‘A terrible familiarity’: Gravity’s Rainbow, Spies and Circumventing the Terror of Whiteness

Shades of Whiteness

This chapter will examine pre-Cold War British spy fictions (exemplified by the work of the Scottish novelist John Buchan) in order to capture a more knowing encounter with various Others (and Imperial ‘Selves’) in Thomas Pynchon’s Gravity’s Rainbow (1973). The American Pynchon identifies an early interest in these British genre fictions (especially Buchan’s) in the introduction to his short story collection Slow Learner (1985) and the troubling encounters of one Empire’s popular genres becomes a way to articulate the rise of the US, as another Empire, in Gravity’s Rainbow.
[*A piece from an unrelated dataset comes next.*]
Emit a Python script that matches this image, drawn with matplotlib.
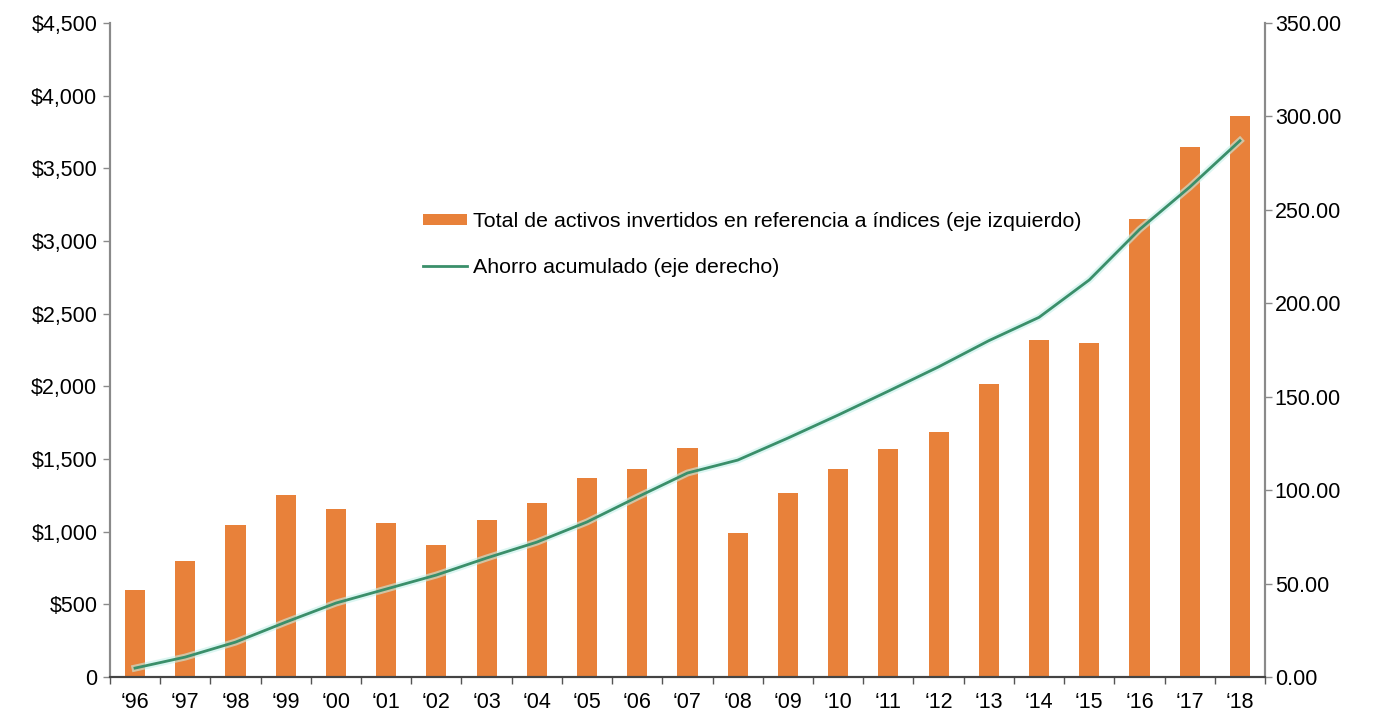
import matplotlib
matplotlib.use("Agg")
from matplotlib import pyplot as plt
from matplotlib.ticker import FuncFormatter, FixedLocator
import numpy as np

plt.rcParams['font.family'] = ['Liberation Sans', 'DejaVu Sans']

years = ["‘96", "‘97", "‘98", "‘99", "‘00", "‘01", "‘02", "‘03", "‘04", "‘05", "‘06", "‘07",
         "‘08", "‘09", "‘10", "‘11", "‘12", "‘13", "‘14", "‘15", "‘16", "‘17", "‘18"]
# total de activos (eje izquierdo, miles de millones de USD)
activos = [600, 800, 1045, 1250, 1155, 1060, 910, 1080, 1200, 1370, 1430, 1575,
           990, 1265, 1430, 1570, 1685, 2015, 2320, 2300, 3150, 3645, 3860]
# ahorro acumulado (eje derecho)
ahorro = [4.8, 10.7, 18.7, 29.4, 39.6, 47.1, 54.6, 63.7, 72.2, 83.0, 96.3, 109.2,
          116.1, 127.9, 140.2, 153.0, 166.0, 180.0, 192.5, 212.5, 239.5, 262.2, 287.0]

left_ticks = [0, 500, 1000, 1500, 2000, 2500, 3000, 3500, 4000, 4500]
right_ticks = [0, 50, 100, 150, 200, 250, 300, 350]

orange = '#E8813A'
green = '#3a8f6a'
spine_grey = '#8a8a8a'

fig = plt.figure(figsize=(13.74, 7.18), dpi=100)
ax = fig.add_axes([0.080, 0.057, 0.8407, 0.911])
ax2 = ax.twinx()

x = np.arange(len(years))
bars = ax.bar(x, activos, width=0.4, color=orange, zorder=2,
              label='Total de activos invertidos en referencia a índices (eje izquierdo)')
ax2.plot(x, ahorro, color='#c4f0ea', linewidth=5, alpha=0.6, zorder=2)
line, = ax2.plot(x, ahorro, color=green, linewidth=2, zorder=3,
                 label='Ahorro acumulado (eje derecho)')

ax.set_xlim(-0.5, len(years) - 0.5)
ax.set_ylim(0, 4500)
ax2.set_ylim(0, 350)
ax.set_yticks(left_ticks)
ax2.set_yticks(right_ticks)
ax.yaxis.set_major_formatter(FuncFormatter(lambda v, p: '0' if v == 0 else '${:,.0f}'.format(v)))
ax2.yaxis.set_major_formatter(FuncFormatter(lambda v, p: '{:.2f}'.format(v)))

ax.set_xticks(x)
ax.set_xticklabels(years)
ax.xaxis.set_minor_locator(FixedLocator(np.arange(-0.5, len(years), 1.0)))
ax.tick_params(axis='x', which='major', length=0, pad=11, labelsize=15.5)
ax.tick_params(axis='x', which='minor', length=5, width=1, color='#555555', direction='out')
ax.tick_params(axis='y', length=5, width=1, color=spine_grey, labelsize=15.5, pad=4)
ax2.tick_params(axis='y', length=5, width=1, color=spine_grey, labelsize=15.5, pad=2)

for a in (ax, ax2):
    a.spines['top'].set_visible(False)
    a.spines['left'].set_color(spine_grey)
    a.spines['right'].set_color(spine_grey)
    a.spines['bottom'].set_color('#444444')
    a.spines['left'].set_linewidth(1.5)
    a.spines['right'].set_linewidth(1.5)
    a.spines['bottom'].set_linewidth(1.5)

leg = ax.legend(handles=[bars, line], loc='upper left', bbox_to_anchor=(0.271, 0.711),
                frameon=False, borderaxespad=0, borderpad=0,
                handlelength=2.05, handleheight=0.47, labelspacing=1.24, handletextpad=0.28,
                prop={'size': 15.4})

fig.savefig('out.png', dpi=100, facecolor='white')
This postcolonial interrogation (still unusual in US fiction, or other cultural forms, in the seventies) also allows considerations of the ideology of Whiteness as a force of terror across Pynchon’s text. Pynchon’s work takes the encounter with the Other and identifies it as an encounter with what is feared and unacceptable in the Imperial Self. Whiteness, in this sense, is the ultimate way to disguise the power and violence of control. Pynchon’s readings of spy fiction reflect all his texts’ struggle to represent the construction of Whiteness and the peoples, groups and ideas its ideology ignores.